One of three Bill Allard photographs that appeared in a Super Bowl commercial.
Bill Allard went to Montana for the Super Bowl ad, which he calls the "best, most pleasurable commercial gig I've ever had."
photo by jon golden
Out of nowhere, longtime National Geographic photographer and Afton resident William Albert Allard got a phone call from California about a month ago– about making a Super Bowl commercial.
"This is the best kind," says Allard of the phone call pitch. "Someone admired my work."
The plan was to send 10 noted photographers out to shoot the two-minute "Farmer" spot, based around deceased radio broadcaster Paul Harvey's "So God Made a Farmer" speech. Chrysler aired the Harvey-narrated commercial during the fourth quarter of the longest-ever Super Bowl February 3.

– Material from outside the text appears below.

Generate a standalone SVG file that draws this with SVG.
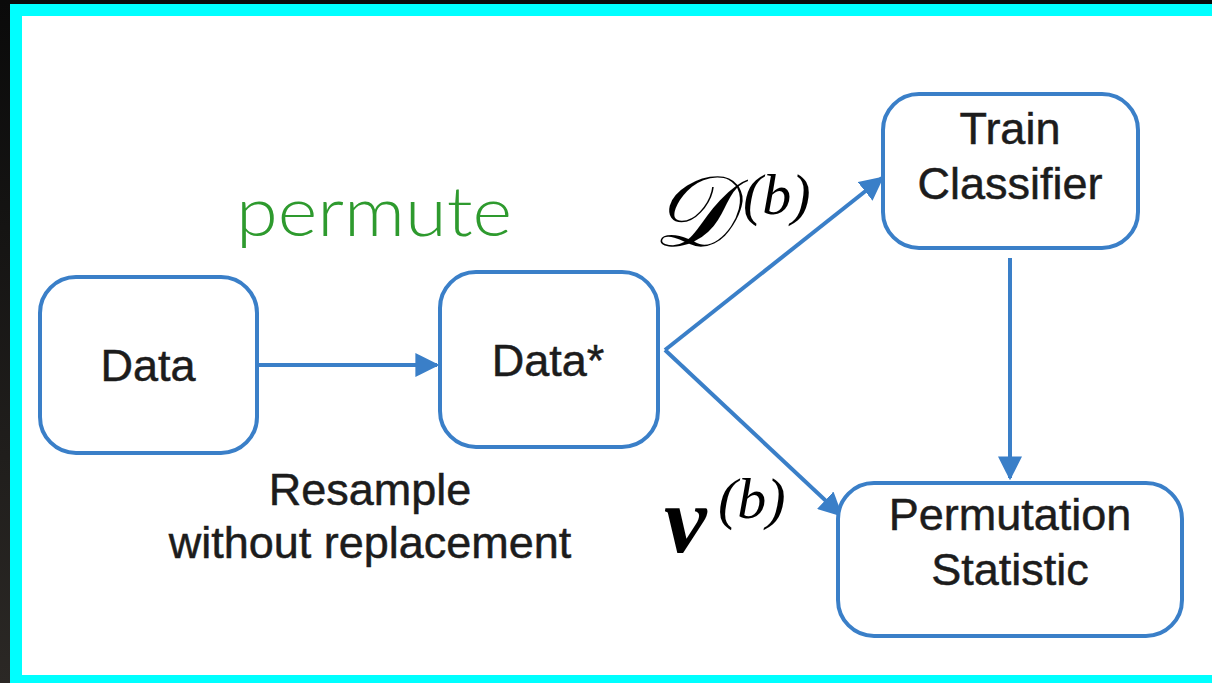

"It's all been very top secret," says Allard the day after the 49ers/Ravens battle.
Allard spent seven days shooting in Montana and California. "Obviously it wasn't the best time of year to be shooting farming," he points out.
Out of the 25 photos he counted during the commercial, three were Allard's work: a close-up portrait of a man, a saddled horse, and a family saying grace at the dinner table.
The photographers didn't have the Harvey script, says Allard– although Harvey gave the speech in 1978 at a Future Farmers of America convention.
"This was done very, very quickly," says Allard. "I was sending in work as I was doing it. The final edit wasn't decided on until Wednesday or Thursday. Nothing leaked out."
Allard's work has appeared in National Geographic for nearly 50 years, even after the iconic mag cut its photography staff in 2008. "I'm 75– it's a very physical job," he says. "I'm more into writing these days."
He's published six books of his photographs, but notes that the Super Bowl "was certainly the biggest audience I've ever had."
The Dodge Ram brand has declared 2013 the "year of the farmer," and the assignment appealed to Allard, who doesn't do a lot of commercial work. "I'm close to the subject– rural America," he says. "This was a documentary approach– and it pays very well."